White union leaders and members are ultimately responsible for this racist behavior, but there are several ways in which the NLRA systematically disadvantages Black workers relative to white workers. The NLRA allows unions to be the workers’ exclusive representative when a majority of workers favor this. So a majority of workers can significantly influence terms and conditions of employees for the rest. But in spite of NAACP lobbying, the NLRA did not contain an anti-discrimination requirement for unions, and the judicially-constructed duty of fair representation was only a weak substitute in the face of prejudiced union leaders and co-workers. The NLRA, therefore, gave unions significant power over workers—powers that were even stronger for the first decade in which closed shops (allowing unions to control access to jobs) were legal—but fell short of equally empowering Black workers. Indeed, in the 1940s and 1950s, the agency established by the NLRA to enforce it—the National Labor Relations Board (NLRB)—repeatedly allowed segregated locals and trivialized racist speech by unions during organizing drives. The courts were no better. For example, in 1959 the Supreme Court refused to hear an appeal of Oliphant v. Brotherhood of Locomotive Firemen & Enginemen in which the U.S. Court of Appeals allowed the union to continue banning Black workers from becoming members. It was not until the passage of the Civil Rights Act in 1964 that such discriminatory practices would be rendered illegal.
The lack of an explicit anti-discrimination provision in the NLRA is often attributed to the need for Senator Wagner and other early NLRA supporters to have the support of southern Democrats in Congress in order to get the NLRA passed. Unions were not very strong in the south, so as long as Jim Crow laws and norms that institutionalized and maintained white superiority were not threatened, then southern Democrats would support the NLRA. The preservation of Jim Crow in the south also led to another feature of the NLRA that significantly harmed Black workers—the exclusion of domestic and agricultural workers from the NLRA’s protections. These were the largest categories of employment for Black workers in the south, and their exclusion perpetuated the continued subjugation of them.
The intentional perpetuation of racial inequality during the 1930s and 1940s becomes even more apparent when looking beyond the NLRA to other federal policies of that era.

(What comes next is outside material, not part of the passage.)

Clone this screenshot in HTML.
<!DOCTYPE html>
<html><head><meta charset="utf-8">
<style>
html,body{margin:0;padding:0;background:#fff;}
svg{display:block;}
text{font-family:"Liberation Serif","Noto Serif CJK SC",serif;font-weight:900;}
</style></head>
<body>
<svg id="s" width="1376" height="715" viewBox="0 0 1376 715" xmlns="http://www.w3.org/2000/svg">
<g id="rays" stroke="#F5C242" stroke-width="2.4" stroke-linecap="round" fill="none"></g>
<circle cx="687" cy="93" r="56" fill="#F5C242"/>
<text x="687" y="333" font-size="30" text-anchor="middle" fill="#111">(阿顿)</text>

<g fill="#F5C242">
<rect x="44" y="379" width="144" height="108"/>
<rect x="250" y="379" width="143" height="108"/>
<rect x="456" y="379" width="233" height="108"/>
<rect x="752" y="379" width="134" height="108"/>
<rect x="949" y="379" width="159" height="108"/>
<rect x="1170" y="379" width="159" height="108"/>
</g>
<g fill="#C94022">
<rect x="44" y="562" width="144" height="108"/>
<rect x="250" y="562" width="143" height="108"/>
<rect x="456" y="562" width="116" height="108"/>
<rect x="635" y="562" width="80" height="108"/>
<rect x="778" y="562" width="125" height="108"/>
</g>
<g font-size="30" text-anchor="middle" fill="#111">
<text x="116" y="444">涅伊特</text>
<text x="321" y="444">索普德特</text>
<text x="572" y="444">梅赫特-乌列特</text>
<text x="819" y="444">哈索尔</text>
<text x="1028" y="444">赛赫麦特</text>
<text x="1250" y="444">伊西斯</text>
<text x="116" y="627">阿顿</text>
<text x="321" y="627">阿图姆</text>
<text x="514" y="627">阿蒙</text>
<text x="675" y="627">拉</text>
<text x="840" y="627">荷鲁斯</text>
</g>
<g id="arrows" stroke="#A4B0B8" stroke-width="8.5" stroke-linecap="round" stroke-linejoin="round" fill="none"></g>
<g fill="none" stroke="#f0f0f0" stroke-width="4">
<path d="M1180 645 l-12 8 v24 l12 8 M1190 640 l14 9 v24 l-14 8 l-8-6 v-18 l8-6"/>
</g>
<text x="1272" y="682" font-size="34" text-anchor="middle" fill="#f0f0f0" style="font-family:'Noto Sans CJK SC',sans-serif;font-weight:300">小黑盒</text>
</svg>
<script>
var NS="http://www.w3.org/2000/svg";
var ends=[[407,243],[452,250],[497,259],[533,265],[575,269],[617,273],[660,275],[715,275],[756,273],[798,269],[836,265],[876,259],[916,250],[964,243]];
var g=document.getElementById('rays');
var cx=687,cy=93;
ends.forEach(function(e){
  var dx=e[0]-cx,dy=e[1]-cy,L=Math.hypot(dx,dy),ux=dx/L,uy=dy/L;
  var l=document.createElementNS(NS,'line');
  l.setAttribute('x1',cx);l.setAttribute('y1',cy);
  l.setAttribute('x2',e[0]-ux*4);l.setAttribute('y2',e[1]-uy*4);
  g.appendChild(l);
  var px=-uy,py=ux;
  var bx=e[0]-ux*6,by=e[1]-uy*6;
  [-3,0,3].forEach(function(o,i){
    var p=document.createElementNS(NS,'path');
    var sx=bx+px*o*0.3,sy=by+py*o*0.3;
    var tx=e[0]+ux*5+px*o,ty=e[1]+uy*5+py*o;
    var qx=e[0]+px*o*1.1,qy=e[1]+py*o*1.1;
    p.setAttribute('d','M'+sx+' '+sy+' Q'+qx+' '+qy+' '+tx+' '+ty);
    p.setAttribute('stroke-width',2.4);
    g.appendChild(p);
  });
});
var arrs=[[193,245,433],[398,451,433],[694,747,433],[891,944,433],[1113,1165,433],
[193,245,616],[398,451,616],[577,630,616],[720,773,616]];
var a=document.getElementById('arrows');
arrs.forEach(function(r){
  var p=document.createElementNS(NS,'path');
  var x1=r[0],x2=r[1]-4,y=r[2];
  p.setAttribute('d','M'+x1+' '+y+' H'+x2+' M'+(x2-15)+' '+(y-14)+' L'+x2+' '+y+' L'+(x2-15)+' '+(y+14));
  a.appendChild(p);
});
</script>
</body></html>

The Fair Labor Standards Act (minimum wages and overtime premiums), the Social Security Act, unemployment insurance, the GI Bill, and other programs either excluded agricultural and domestic workers or created programs that were ultimately administered locally, thus allowing for subtle and not-so-subtle discrimination in the application of these programs. As argued by Ira Katznelson, “by not including the occupations in which African Americans worked, and by organizing racist patterns of administration, New Deal policies for Social Security, social welfare, and labor market programs restricted Black prospects while providing positive economic reinforcement for the great majority of white citizens” which widened economic disparity; or as he captures with the title of his book: this was when affirmative action was white. Federal housing policy resulted in the same pattern of discrimination as the Federal Housing Administration used biased decisions about mortgages to segregate Black families in urban areas while subsidizing white home ownership in the suburbs, which widened racial wealth inequality.

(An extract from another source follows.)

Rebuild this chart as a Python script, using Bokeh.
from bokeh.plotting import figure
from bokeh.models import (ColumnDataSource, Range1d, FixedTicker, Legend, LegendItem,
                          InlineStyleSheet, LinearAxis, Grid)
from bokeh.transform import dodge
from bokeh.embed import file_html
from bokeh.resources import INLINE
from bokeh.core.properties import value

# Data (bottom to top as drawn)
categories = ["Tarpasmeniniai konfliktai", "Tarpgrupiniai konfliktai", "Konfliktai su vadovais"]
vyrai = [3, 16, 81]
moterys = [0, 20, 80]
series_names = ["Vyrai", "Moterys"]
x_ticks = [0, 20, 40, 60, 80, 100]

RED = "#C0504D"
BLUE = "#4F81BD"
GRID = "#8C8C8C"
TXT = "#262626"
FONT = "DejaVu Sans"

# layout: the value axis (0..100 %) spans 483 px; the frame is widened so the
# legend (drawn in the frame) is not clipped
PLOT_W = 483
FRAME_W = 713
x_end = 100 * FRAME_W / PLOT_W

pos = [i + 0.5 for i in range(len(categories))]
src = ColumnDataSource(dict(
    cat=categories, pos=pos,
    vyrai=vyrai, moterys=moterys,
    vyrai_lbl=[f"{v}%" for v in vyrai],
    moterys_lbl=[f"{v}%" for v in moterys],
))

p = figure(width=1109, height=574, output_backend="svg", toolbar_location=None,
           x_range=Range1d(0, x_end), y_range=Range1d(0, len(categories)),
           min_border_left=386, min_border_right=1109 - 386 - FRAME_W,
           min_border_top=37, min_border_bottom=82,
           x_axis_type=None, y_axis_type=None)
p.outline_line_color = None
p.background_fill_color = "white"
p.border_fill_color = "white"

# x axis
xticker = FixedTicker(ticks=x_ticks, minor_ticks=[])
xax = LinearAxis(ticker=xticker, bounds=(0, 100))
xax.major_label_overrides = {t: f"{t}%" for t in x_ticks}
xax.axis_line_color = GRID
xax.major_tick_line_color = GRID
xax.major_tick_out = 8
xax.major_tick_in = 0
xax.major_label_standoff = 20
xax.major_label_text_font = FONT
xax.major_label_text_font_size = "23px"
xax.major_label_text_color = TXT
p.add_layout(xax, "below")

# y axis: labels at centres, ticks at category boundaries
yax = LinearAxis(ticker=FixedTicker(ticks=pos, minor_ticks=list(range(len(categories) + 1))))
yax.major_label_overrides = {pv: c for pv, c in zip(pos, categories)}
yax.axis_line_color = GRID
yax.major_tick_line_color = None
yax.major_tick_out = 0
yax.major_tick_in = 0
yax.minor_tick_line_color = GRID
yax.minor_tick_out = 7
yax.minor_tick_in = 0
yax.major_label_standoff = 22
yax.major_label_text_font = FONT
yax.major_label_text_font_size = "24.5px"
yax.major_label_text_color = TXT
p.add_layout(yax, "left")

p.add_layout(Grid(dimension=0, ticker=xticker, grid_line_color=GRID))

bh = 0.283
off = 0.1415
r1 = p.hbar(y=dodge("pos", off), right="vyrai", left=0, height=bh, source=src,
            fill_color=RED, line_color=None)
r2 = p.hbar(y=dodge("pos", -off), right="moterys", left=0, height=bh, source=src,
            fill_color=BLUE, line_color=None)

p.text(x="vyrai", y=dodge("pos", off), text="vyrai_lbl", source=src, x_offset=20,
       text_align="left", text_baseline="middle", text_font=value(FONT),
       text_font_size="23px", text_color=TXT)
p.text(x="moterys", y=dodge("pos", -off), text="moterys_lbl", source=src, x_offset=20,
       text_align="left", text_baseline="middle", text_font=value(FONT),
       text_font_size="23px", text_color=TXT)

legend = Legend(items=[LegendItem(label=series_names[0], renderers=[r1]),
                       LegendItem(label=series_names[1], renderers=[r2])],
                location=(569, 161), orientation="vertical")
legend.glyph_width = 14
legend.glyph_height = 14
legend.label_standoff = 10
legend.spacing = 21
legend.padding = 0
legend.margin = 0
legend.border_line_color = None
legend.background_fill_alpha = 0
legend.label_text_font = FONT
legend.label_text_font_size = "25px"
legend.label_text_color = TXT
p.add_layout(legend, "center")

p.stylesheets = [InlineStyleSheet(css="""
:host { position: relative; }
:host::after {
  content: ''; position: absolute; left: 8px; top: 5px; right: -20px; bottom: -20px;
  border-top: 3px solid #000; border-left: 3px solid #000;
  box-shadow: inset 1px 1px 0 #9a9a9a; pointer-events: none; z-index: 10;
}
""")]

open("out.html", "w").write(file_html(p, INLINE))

Returning to the NLRA specifically, after the end of World War II, unionization of southern workers represented a greater threat than 10 years earlier, so to maintain the south’s racial order, southern Democrats in Congress changed course and teamed with Republicans to pass the Taft-Hartley amendments to the NLRA. The changes to the NLRA made it more difficult to organize workers and contributed to the failure of the labor movement’s Operation Dixie southern organizing campaign. The Taft-Hartley Act also allowed states to pass right-to-work laws prohibiting unions from charging workers dues and representation fees. Right-to-work laws have racist origins in that they were created to try to prevent the creation of solidarity among white and Black workers in the south. Indeed, a vocal supporter of right-to-work laws in the 1940s allegedly inflamed opposition to multiracial labor unions by saying that if left unchecked, “white women and white men will be forced into organizations with Black African apes whom they will have to call ‘brother’ or lose their jobs.”
There are various ways, then, in which the NLRA—along with other New Deal and immediate postwar legislation—institutionalized and magnified existing power differences between Black workers and white workers in order to perpetuate patterns of inequality based on race. In other words, aspects of the NLRA contributed to institutional racism. In fact, the overrepresentation of people of color in the lowest-paid agricultural, domestic, and service occupations continues to this day. At the same time, the overall picture is complex. Many Black workers have benefited from the NLRA’s protections of unionization, and many whites have been excluded because they, too, work in domestic and agricultural occupations. Many provisions of the NLRA or subsequent legal interpretations have been shaped by ideologies pertaining to neoliberalism or the democratization of work rather than racial hierarchies. And workers of all races and ethnicities could benefit from labor law reform that strengthens the NLRA and other labor policies. But maybe not equally. And therein lies the issue—work isn’t always (only) about race, but we certainly shouldn’t be blind to the complicated ways in which race and labor intersect.